→ WHAT IS BEING ASKED:
Produce an exact copy of all the data below, dropping every image.

>> begin DATA SEGMENT

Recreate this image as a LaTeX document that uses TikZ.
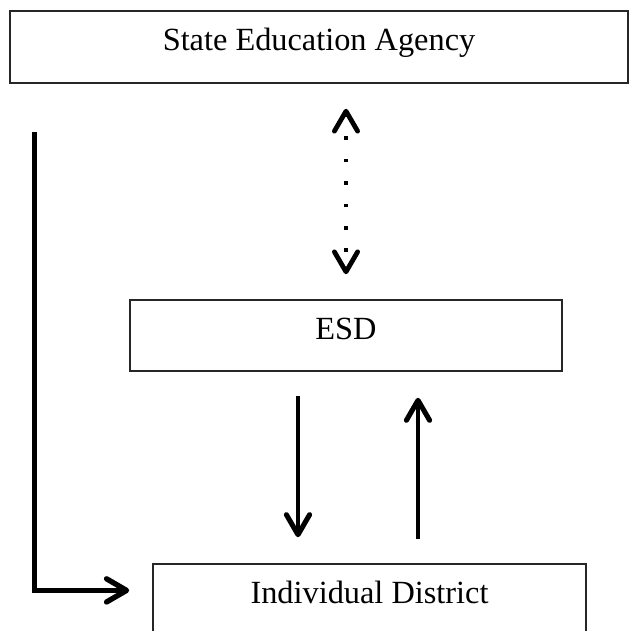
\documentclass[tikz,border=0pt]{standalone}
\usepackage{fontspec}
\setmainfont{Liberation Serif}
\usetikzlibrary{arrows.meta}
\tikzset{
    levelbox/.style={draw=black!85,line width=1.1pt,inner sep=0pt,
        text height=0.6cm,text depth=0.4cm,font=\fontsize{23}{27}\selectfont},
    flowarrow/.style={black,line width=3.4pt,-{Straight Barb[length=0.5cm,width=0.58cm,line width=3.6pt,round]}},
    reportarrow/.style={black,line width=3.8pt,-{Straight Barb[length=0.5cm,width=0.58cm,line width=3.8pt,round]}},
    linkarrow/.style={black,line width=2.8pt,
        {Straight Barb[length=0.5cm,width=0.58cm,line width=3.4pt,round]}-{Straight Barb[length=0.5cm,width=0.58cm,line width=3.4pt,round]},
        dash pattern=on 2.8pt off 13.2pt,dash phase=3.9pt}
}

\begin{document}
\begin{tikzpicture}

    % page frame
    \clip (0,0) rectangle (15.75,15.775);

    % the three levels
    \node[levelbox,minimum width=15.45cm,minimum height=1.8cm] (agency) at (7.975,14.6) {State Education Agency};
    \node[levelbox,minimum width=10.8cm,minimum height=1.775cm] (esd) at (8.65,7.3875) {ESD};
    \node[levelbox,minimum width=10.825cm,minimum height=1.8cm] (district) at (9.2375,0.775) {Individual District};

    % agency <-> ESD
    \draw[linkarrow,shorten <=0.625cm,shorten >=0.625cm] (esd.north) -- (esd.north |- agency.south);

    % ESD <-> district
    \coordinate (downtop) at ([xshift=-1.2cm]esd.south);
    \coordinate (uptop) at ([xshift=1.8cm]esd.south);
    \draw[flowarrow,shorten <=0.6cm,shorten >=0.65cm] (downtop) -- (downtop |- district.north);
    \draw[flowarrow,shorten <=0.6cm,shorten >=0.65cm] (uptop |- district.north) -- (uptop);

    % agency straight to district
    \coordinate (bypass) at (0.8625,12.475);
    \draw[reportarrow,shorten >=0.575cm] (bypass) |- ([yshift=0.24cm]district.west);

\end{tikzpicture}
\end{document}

>> end DATA SEGMENT

→ RESULT OF THIS EXERCISE:
Recreate this image as a LaTeX document that uses TikZ.
\documentclass[tikz,border=0pt]{standalone}
\usepackage{fontspec}
\setmainfont{Liberation Serif}
\usetikzlibrary{arrows.meta}
\tikzset{
    levelbox/.style={draw=black!85,line width=1.1pt,inner sep=0pt,
        text height=0.6cm,text depth=0.4cm,font=\fontsize{23}{27}\selectfont},
    flowarrow/.style={black,line width=3.4pt,-{Straight Barb[length=0.5cm,width=0.58cm,line width=3.6pt,round]}},
    reportarrow/.style={black,line width=3.8pt,-{Straight Barb[length=0.5cm,width=0.58cm,line width=3.8pt,round]}},
    linkarrow/.style={black,line width=2.8pt,
        {Straight Barb[length=0.5cm,width=0.58cm,line width=3.4pt,round]}-{Straight Barb[length=0.5cm,width=0.58cm,line width=3.4pt,round]},
        dash pattern=on 2.8pt off 13.2pt,dash phase=3.9pt}
}

\begin{document}
\begin{tikzpicture}

    % page frame
    \clip (0,0) rectangle (15.75,15.775);

    % the three levels
    \node[levelbox,minimum width=15.45cm,minimum height=1.8cm] (agency) at (7.975,14.6) {State Education Agency};
    \node[levelbox,minimum width=10.8cm,minimum height=1.775cm] (esd) at (8.65,7.3875) {ESD};
    \node[levelbox,minimum width=10.825cm,minimum height=1.8cm] (district) at (9.2375,0.775) {Individual District};

    % agency <-> ESD
    \draw[linkarrow,shorten <=0.625cm,shorten >=0.625cm] (esd.north) -- (esd.north |- agency.south);

    % ESD <-> district
    \coordinate (downtop) at ([xshift=-1.2cm]esd.south);
    \coordinate (uptop) at ([xshift=1.8cm]esd.south);
    \draw[flowarrow,shorten <=0.6cm,shorten >=0.65cm] (downtop) -- (downtop |- district.north);
    \draw[flowarrow,shorten <=0.6cm,shorten >=0.65cm] (uptop |- district.north) -- (uptop);

    % agency straight to district
    \coordinate (bypass) at (0.8625,12.475);
    \draw[reportarrow,shorten >=0.575cm] (bypass) |- ([yshift=0.24cm]district.west);

\end{tikzpicture}
\end{document}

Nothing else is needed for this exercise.